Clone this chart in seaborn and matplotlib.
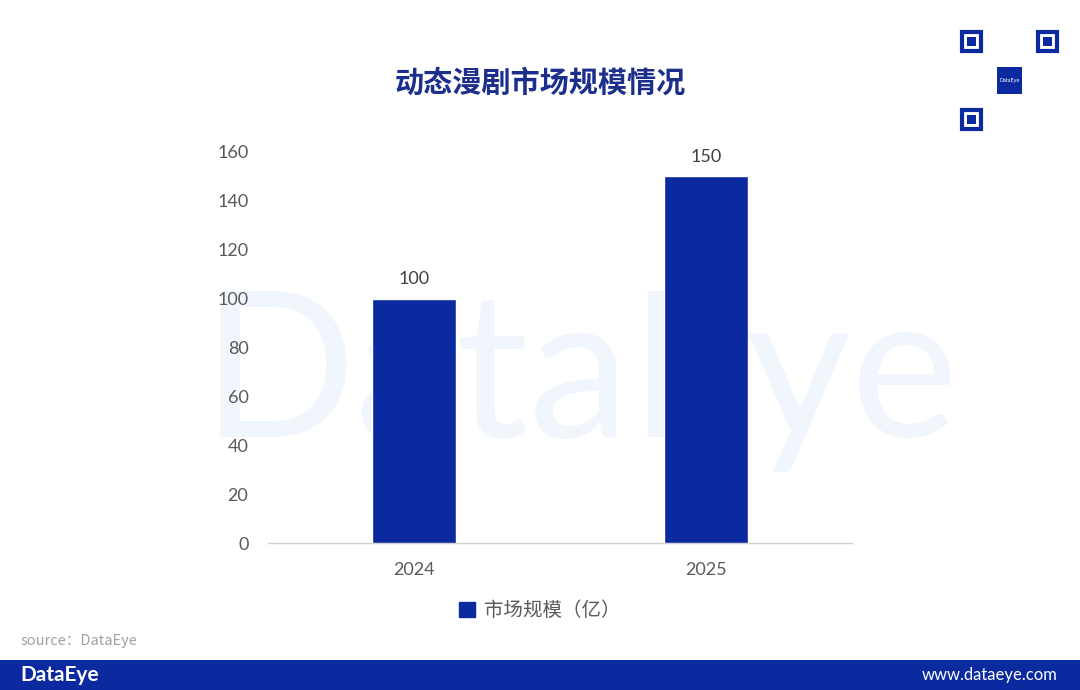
import pandas as pd
import matplotlib.pyplot as plt
import seaborn as sns
from matplotlib.patches import Patch, Rectangle

# 数据
years = ['2024', '2025']
market_size = [100, 150]
series_name = '市场规模（亿）'
title = '动态漫剧市场规模情况'
y_ticks = [0, 20, 40, 60, 80, 100, 120, 140, 160]

blue = '#0b2aa0'
gray = '#595959'

sns.set_theme(style='white')
plt.rcParams['font.family'] = ['Lato', 'Noto Sans CJK SC', 'DejaVu Sans']
plt.rcParams['axes.unicode_minus'] = False

df = pd.DataFrame({'年份': years, '规模': market_size})

fig = plt.figure(figsize=(10.8, 6.9), dpi=100)
fig.patch.set_facecolor('white')

# 水印（放在图表下层）
fig.text(0.537, 0.45, 'DataEye', fontsize=146, color='#f1f5fc',
         ha='center', va='center', family=['Lato'], zorder=-5)

ax = fig.add_axes([0.248, 0.213, 0.541, 0.567])
ax.patch.set_alpha(0)
sns.barplot(data=df, x='年份', y='规模', color=blue, saturation=1,
            width=0.29, ax=ax, zorder=3)

ax.set_xlim(-0.5, 1.5)
ax.set_ylim(0, 160)
ax.set_yticks(y_ticks)
ax.set_xlabel('')
ax.set_ylabel('')
ax.tick_params(axis='both', length=0, labelsize=13, labelcolor=gray)
ax.tick_params(axis='y', pad=14)
ax.tick_params(axis='x', pad=14)
for s in ['top', 'right', 'left']:
    ax.spines[s].set_visible(False)
ax.spines['bottom'].set_color('#d0d0d0')
ax.spines['bottom'].set_linewidth(1)

for c in ax.containers:
    ax.bar_label(c, labels=[str(v) for v in market_size], padding=8,
                 fontsize=13, color='#404040')

# 标题
fig.text(0.5, 0.88, title, fontsize=21, fontweight='bold', color='#1d2f8c',
         ha='center', va='center', family=['Noto Sans CJK SC'])

# 图例
fig.legend(handles=[Patch(facecolor=blue, edgecolor=blue)], labels=[series_name],
           loc='center', bbox_to_anchor=(0.5, 0.115), frameon=False,
           labelcolor=gray, handlelength=0.8, handleheight=0.8,
           handletextpad=0.5, prop={'family': ['Noto Sans CJK SC'], 'size': 14})

# 来源
fig.text(0.019, 0.071, 'source：DataEye', fontsize=10.5, style='italic',
         color='#a0a0a0', ha='left', va='center',
         family=['Noto Sans CJK SC', 'DejaVu Sans'])

# 底部横幅
fig.add_artist(Rectangle((0, 0), 1, 30 / 690, transform=fig.transFigure,
                         facecolor=blue, edgecolor='none'))
fig.text(0.019, 30 / 690 / 2, 'DataEye', fontsize=15, fontweight='bold',
         color='white', ha='left', va='center', family=['Lato'])
fig.text(0.979, 30 / 690 / 2, 'www.dataeye.com', fontsize=12,
         color='white', ha='right', va='center', family=['Lato'])

# 二维码（简化）
def box(x, y, w, h, **kw):
    fig.add_artist(Rectangle((x / 1080, 1 - (y + h) / 690), w / 1080, h / 690,
                             transform=fig.transFigure, **kw))
for fx, fy in [(962, 32), (1038, 32), (962, 110)]:
    box(fx, fy, 19, 19, facecolor='none', edgecolor=blue, linewidth=3)
    box(fx + 5, fy + 5, 9, 9, facecolor=blue, edgecolor='none')
box(997, 67, 25, 27, facecolor=blue, edgecolor='none')
fig.text(1009.5 / 1080, 1 - 80.5 / 690, 'DataEye', fontsize=4, color='white',
         ha='center', va='center')

fig.savefig('out.png', dpi=100)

◆ WHAT TO PRODUCE ◆
Without the pictures, please reproduce each line of the listing above exactly, from the first one through the line bearing "from matplotlib.patches import".

◆ THE SOLUTION ◆
Clone this chart in seaborn and matplotlib.
import pandas as pd
import matplotlib.pyplot as plt
import seaborn as sns
from matplotlib.patches import Patch, Rectangle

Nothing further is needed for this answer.